[RECORDS TO PROCESS]
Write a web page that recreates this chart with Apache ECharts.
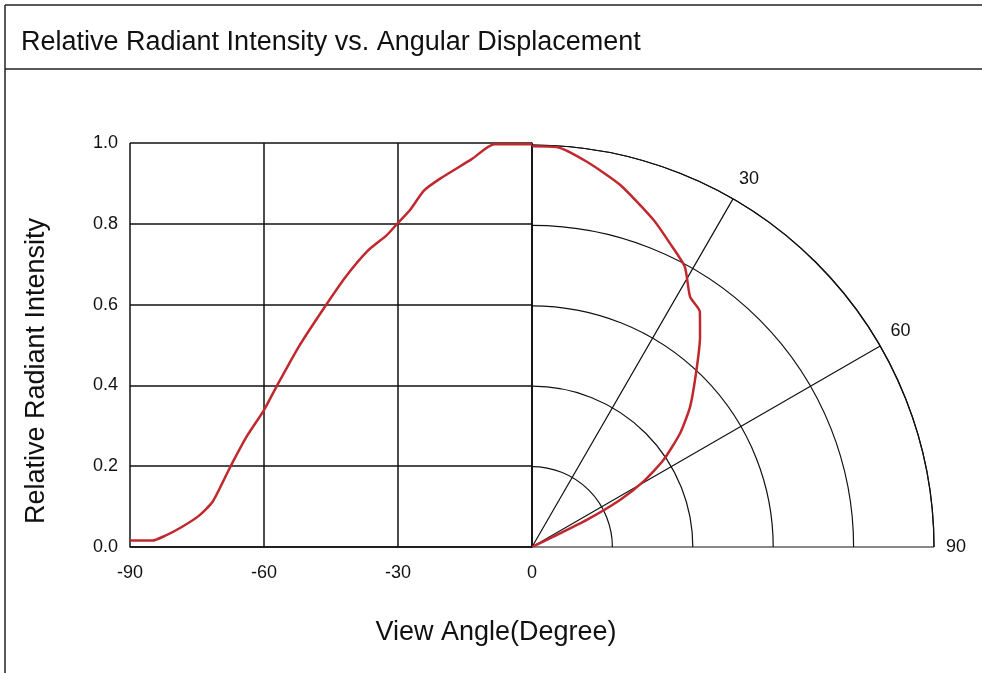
<!DOCTYPE html>
<html>
<head>
<meta charset="utf-8">
<script src="https://cdn.jsdelivr.net/npm/echarts@6/dist/echarts.min.js"></script>
<style>
  html, body { margin: 0; padding: 0; background: #fff; }
  #chart { width: 982px; height: 673px; }
</style>
</head>
<body>
<div id="chart"></div>
<script>
// left half: cartesian, [angle, intensity]
var leftAngles = [-90, -85, -82.3, -78.5, -74.6, -71.5, -67.7, -63.9, -60, -57.2, -52.2, -46.6, -41.7, -36.8, -32.5, -30.1, -27.3, -24.2, -20.4, -13.5, -8.5, 0];
var leftValues = [0.016, 0.016, 0.027, 0.049, 0.077, 0.112, 0.195, 0.273, 0.339, 0.397, 0.496, 0.591, 0.669, 0.733, 0.772, 0.801, 0.834, 0.882, 0.913, 0.960, 0.997, 0.997];

// right half: polar, angle from vertical and radius
var rightAngles = [0, 3.5, 8.1, 13.7, 20.4, 24.4, 28.6, 32.3, 35.5, 38.6, 42.9, 48.4, 52.5, 56.5, 59.6, 61.9, 63.7, 64.2, 64.5];
var rightRadius = [0.997, 0.997, 0.968, 0.927, 0.868, 0.830, 0.794, 0.736, 0.719, 0.670, 0.601, 0.526, 0.464, 0.392, 0.321, 0.248, 0.152, 0.059, 0];

var xTicks = [-90, -60, -30, 0];
var yTicks = [0, 0.2, 0.4, 0.6, 0.8, 1.0];
var angleTicks = [30, 60, 90];

var leftData = leftAngles.map(function (a, i) { return [a, leftValues[i]]; });
var rightData = rightAngles.map(function (a, i) { return [rightRadius[i], a]; });

var chart = echarts.init(document.getElementById('chart'));
var black = '#111';
var font = 'Liberation Sans, Arial, sans-serif';

chart.setOption({
    animation: false,
    backgroundColor: '#fff',
    grid: {left: 130, right: 450, top: 143, bottom: 126},
    xAxis: {
        type: 'value', min: -90, max: 0, interval: 30,
        axisLine: {show: true, lineStyle: {color: black, width: 1.5}},
        axisTick: {show: false},
        splitLine: {show: true, lineStyle: {color: black, width: 1.5}},
        axisLabel: {
            color: '#111', fontSize: 18, fontFamily: font, margin: 17,
            formatter: function (v) { return xTicks.indexOf(v) >= 0 ? String(v) : ''; }
        }
    },
    yAxis: {
        type: 'value', min: 0, max: 1, interval: 0.2,
        axisLine: {show: true, lineStyle: {color: black, width: 1.5}},
        axisTick: {show: false},
        splitLine: {show: true, lineStyle: {color: black, width: 1.5}},
        axisLabel: {
            color: '#111', fontSize: 18, fontFamily: font, margin: 12,
            formatter: function (v) { return v.toFixed(1); }
        }
    },
    polar: {center: [532, 547], radius: [0, 402]},
    angleAxis: {
        type: 'value', min: 0, max: 90, interval: 30,
        startAngle: 90, endAngle: 0, clockwise: true,
        axisLine: {show: true, lineStyle: {color: black, width: 1.2}},
        axisTick: {show: false},
        splitLine: {show: true, lineStyle: {color: black, width: 1.2}},
        axisLabel: {
            color: '#111', fontSize: 18, fontFamily: font, margin: 12,
            formatter: function (v) { return angleTicks.indexOf(v) >= 0 ? String(v) : ''; }
        }
    },
    radiusAxis: {
        type: 'value', min: 0, max: 1, interval: 0.2,
        axisLine: {show: false},
        axisTick: {show: false},
        axisLabel: {show: false},
        splitLine: {show: true, lineStyle: {color: black, width: 1.2}}
    },
    series: [
        {
            type: 'line', coordinateSystem: 'cartesian2d', data: leftData,
            symbol: 'none', smooth: 0.2,
            lineStyle: {color: '#c0282e', width: 2.5}
        },
        {
            type: 'line', coordinateSystem: 'polar', data: rightData,
            symbol: 'none', smooth: 0.2,
            lineStyle: {color: '#c0282e', width: 2.5}
        }
    ],
    graphic: [
        {type: 'line', shape: {x1: 5, y1: 5, x2: 982, y2: 5}, style: {stroke: '#222', lineWidth: 1.5}},
        {type: 'line', shape: {x1: 5, y1: 5, x2: 5, y2: 673}, style: {stroke: '#222', lineWidth: 1.5}},
        {type: 'line', shape: {x1: 5, y1: 69, x2: 982, y2: 69}, style: {stroke: '#222', lineWidth: 1.5}},
        {
            type: 'text', x: 21, y: 43,
            style: {text: 'Relative Radiant Intensity vs. Angular Displacement', fill: '#111', font: '27px ' + font, verticalAlign: 'middle'}
        },
        {
            type: 'text', x: 37, y: 371, rotation: Math.PI / 2,
            style: {text: 'Relative Radiant Intensity', fill: '#111', font: '27px ' + font, align: 'center', verticalAlign: 'middle'}
        },
        {
            type: 'text', x: 496, y: 633,
            style: {text: 'View Angle(Degree)', fill: '#111', font: '27px ' + font, align: 'center', verticalAlign: 'middle'}
        }
    ]
});
</script>
</body>
</html>
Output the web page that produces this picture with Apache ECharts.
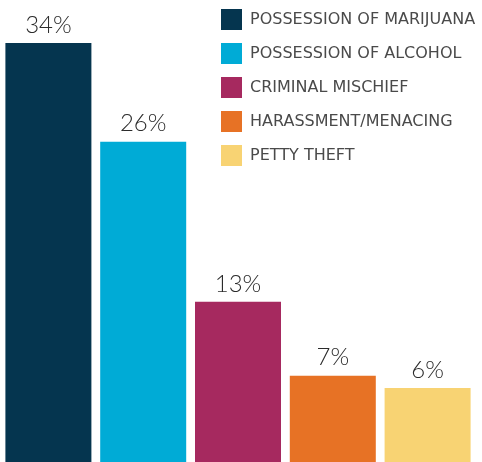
<!DOCTYPE html>
<html>
<head>
<meta charset="utf-8">
<script src="https://cdn.jsdelivr.net/npm/echarts@6/dist/echarts.min.js"></script>
<style>
  html, body { margin: 0; padding: 0; background: #fff; }
  #chart { width: 482px; height: 462px; }
</style>
</head>
<body>
<div id="chart"></div>
<script>
// Offence categories and their share of cases (percent)
const categories = [
  'POSSESSION OF MARIJUANA',
  'POSSESSION OF ALCOHOL',
  'CRIMINAL MISCHIEF',
  'HARASSMENT/MENACING',
  'PETTY THEFT'
];
const shares = [34, 26, 13, 7, 6];
const colors = ['#05354f', '#00abd6', '#a6295f', '#e77225', '#f8d373'];

// One series per category so each gets its own legend entry;
// stacking keeps every bar centred in its own slot.
const series = categories.map((name, i) => ({
  name: name,
  type: 'bar',
  stack: 'all',
  barWidth: 86,
  itemStyle: { color: colors[i] },
  label: {
    show: true,
    position: 'top',
    distance: 6,
    formatter: p => p.value + '%',
    color: '#2b2b2b',
    fontSize: 24,
    fontFamily: 'Lato, "Open Sans", sans-serif',
    fontWeight: 300
  },
  data: shares.map((v, j) => (j === i ? v : null))
}));

const chart = echarts.init(document.getElementById('chart'));
chart.setOption({
  animation: false,
  backgroundColor: '#fff',
  color: colors,
  legend: {
    orient: 'vertical',
    left: 221,
    top: 9,
    padding: 0,
    itemWidth: 21,
    itemHeight: 21,
    itemGap: 13,
    icon: 'rect',
    textStyle: {
      color: '#4a4a4a',
      fontSize: 16,
      fontFamily: '"DejaVu Sans", sans-serif',
      padding: [0, 0, 0, 3]
    },
    selectedMode: false
  },
  grid: { left: 1, right: 7, top: 0, bottom: 0, containLabel: false },
  xAxis: {
    type: 'category',
    data: categories,
    axisLine: { show: false },
    axisTick: { show: false },
    axisLabel: { show: false }
  },
  yAxis: {
    type: 'value',
    min: 0,
    max: 37.5,
    show: false,
    splitLine: { show: false }
  },
  series: series
});
</script>
</body>
</html>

[GIVEN REQUEST] Pull out and copy each line containing the string "this".

[RESULT]
Write a web page that recreates this chart with Apache ECharts.
Output the web page that produces this picture with Apache ECharts.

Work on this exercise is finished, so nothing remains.